* THE TASK *
Extract word for word the lines of the listing from its start to the line holding "network_size = np.arange(100, 10001, 100)", both ends kept; pictures are not part of the copy.
········
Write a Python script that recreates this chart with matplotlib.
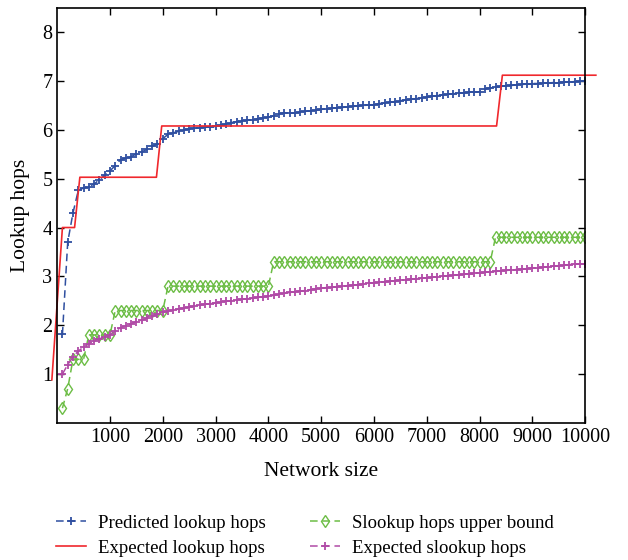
import numpy as np
import matplotlib
matplotlib.use("Agg")
import matplotlib.pyplot as plt

plt.rcParams['font.family'] = ['Liberation Serif', 'DejaVu Serif']

# network sizes (markers every 100 nodes)
network_size = np.arange(100, 10001, 100)

predicted_hops = [
    1.81, 3.70, 4.30, 4.76, 4.81, 4.84, 4.89, 4.98, 5.07, 5.16,
    5.27, 5.39, 5.42, 5.45, 5.51, 5.55, 5.60, 5.66, 5.72, 5.82,
    5.91, 5.94, 5.97, 6.00, 6.02, 6.03, 6.04, 6.05, 6.06, 6.07,
    6.09, 6.12, 6.15, 6.17, 6.18, 6.20, 6.21, 6.23, 6.24, 6.26,
    6.29, 6.33, 6.35, 6.35, 6.35, 6.36, 6.38, 6.39, 6.40, 6.42,
    6.43, 6.44, 6.45, 6.46, 6.47, 6.48, 6.49, 6.50, 6.51, 6.52,
    6.54, 6.55, 6.57, 6.58, 6.60, 6.61, 6.63, 6.64, 6.66, 6.67,
    6.69, 6.70, 6.72, 6.73, 6.74, 6.75, 6.76, 6.77, 6.78, 6.78,
    6.84, 6.86, 6.87, 6.89, 6.90, 6.91, 6.92, 6.93, 6.94, 6.95,
    6.95, 6.96, 6.96, 6.97, 6.97, 6.98, 6.98, 6.99, 7.00, 7.01,
]

# expected lookup hops (step curve)
expected_x = [-100, 100, 330, 430, 1880, 1980, 8320, 8430, 10200]
expected_hops = [0.88, 4.0, 4.0, 5.03, 5.03, 6.08, 6.08, 7.12, 7.12]

slookup_upper = [
    0.3, 0.7, 1.3, 1.3, 1.3, 1.8, 1.8, 1.8, 1.8, 1.8,
    2.3, 2.3, 2.3, 2.3, 2.3, 2.3, 2.3, 2.3, 2.3, 2.3,
    2.8, 2.8, 2.8, 2.8, 2.8, 2.8, 2.8, 2.8, 2.8, 2.8,
    2.8, 2.8, 2.8, 2.8, 2.8, 2.8, 2.8, 2.8, 2.8, 2.8,
    3.3, 3.3, 3.3, 3.3, 3.3, 3.3, 3.3, 3.3, 3.3, 3.3,
    3.3, 3.3, 3.3, 3.3, 3.3, 3.3, 3.3, 3.3, 3.3, 3.3,
    3.3, 3.3, 3.3, 3.3, 3.3, 3.3, 3.3, 3.3, 3.3, 3.3,
    3.3, 3.3, 3.3, 3.3, 3.3, 3.3, 3.3, 3.3, 3.3, 3.3,
    3.3, 3.3, 3.8, 3.8, 3.8, 3.8, 3.8, 3.8, 3.8, 3.8,
    3.8, 3.8, 3.8, 3.8, 3.8, 3.8, 3.8, 3.8, 3.8, 3.8,
]

expected_slookup = [
    1.00, 1.19, 1.35, 1.47, 1.55, 1.62, 1.68, 1.72, 1.76, 1.80,
    1.88, 1.95, 1.99, 2.03, 2.07, 2.10, 2.14, 2.18, 2.22, 2.26,
    2.29, 2.31, 2.33, 2.35, 2.37, 2.39, 2.41, 2.43, 2.44, 2.46,
    2.47, 2.49, 2.50, 2.52, 2.53, 2.54, 2.55, 2.57, 2.58, 2.59,
    2.61, 2.63, 2.65, 2.67, 2.68, 2.70, 2.71, 2.73, 2.74, 2.76,
    2.77, 2.78, 2.79, 2.80, 2.81, 2.82, 2.83, 2.84, 2.86, 2.87,
    2.88, 2.89, 2.90, 2.91, 2.92, 2.93, 2.94, 2.95, 2.96, 2.97,
    2.98, 2.99, 3.00, 3.01, 3.02, 3.03, 3.04, 3.05, 3.06, 3.07,
    3.08, 3.09, 3.10, 3.11, 3.12, 3.13, 3.14, 3.15, 3.16, 3.17,
    3.18, 3.19, 3.20, 3.21, 3.22, 3.23, 3.24, 3.25, 3.25, 3.26,
]

xticks = [1000, 2000, 3000, 4000, 5000, 6000, 7000, 8000, 9000, 10000]
yticks = [1, 2, 3, 4, 5, 6, 7, 8]

fig = plt.figure(figsize=(6.28, 5.6), dpi=100)
ax = fig.add_axes([0.091, 0.245, 0.841, 0.741])

l1, = ax.plot(network_size, predicted_hops, color='#2f4fa0', ls=(0, (5, 3)),
              lw=1.1, marker='+', ms=6, mew=1.3, label='Predicted lookup hops')
l2, = ax.plot(expected_x, expected_hops, color='#f0282d', lw=1.2,
              clip_on=False, label='Expected lookup hops')
l3, = ax.plot(network_size, slookup_upper, color='#6cbd45', ls=(0, (5, 3)),
              lw=1.1, marker='d', ms=6, mfc='none', mew=1.0,
              label='Slookup hops upper bound')
l4, = ax.plot(network_size, expected_slookup, color='#b04aa6', ls=(0, (5, 3)),
              lw=1.1, marker='+', ms=6, mew=1.3, label='Expected slookup hops')

ax.set_xlim(0, 10000)
ax.set_ylim(0, 8.5)
ax.set_xticks(xticks)
ax.set_yticks(yticks)
ax.tick_params(direction='in', top=True, right=True, length=5, width=1,
               labelsize=14.5, colors='black')
for s in ax.spines.values():
    s.set_linewidth(1.2)

ax.set_xlabel('Network size', fontsize=15.5, labelpad=11)
ax.set_ylabel('Lookup hops', fontsize=15.5, labelpad=9)

fig.legend(handles=[l1, l2, l3, l4], ncol=2, frameon=False, fontsize=13.5,
           loc='upper left', bbox_to_anchor=(0.078, 0.094),
           handlelength=1.6, handletextpad=0.6, columnspacing=2.4,
           labelspacing=0.4, borderaxespad=0)

fig.savefig('out.png', dpi=100)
········
* RESULT FOR THIS TASK *
Write a Python script that recreates this chart with matplotlib.
import numpy as np
import matplotlib
matplotlib.use("Agg")
import matplotlib.pyplot as plt

plt.rcParams['font.family'] = ['Liberation Serif', 'DejaVu Serif']

# network sizes (markers every 100 nodes)
network_size = np.arange(100, 10001, 100)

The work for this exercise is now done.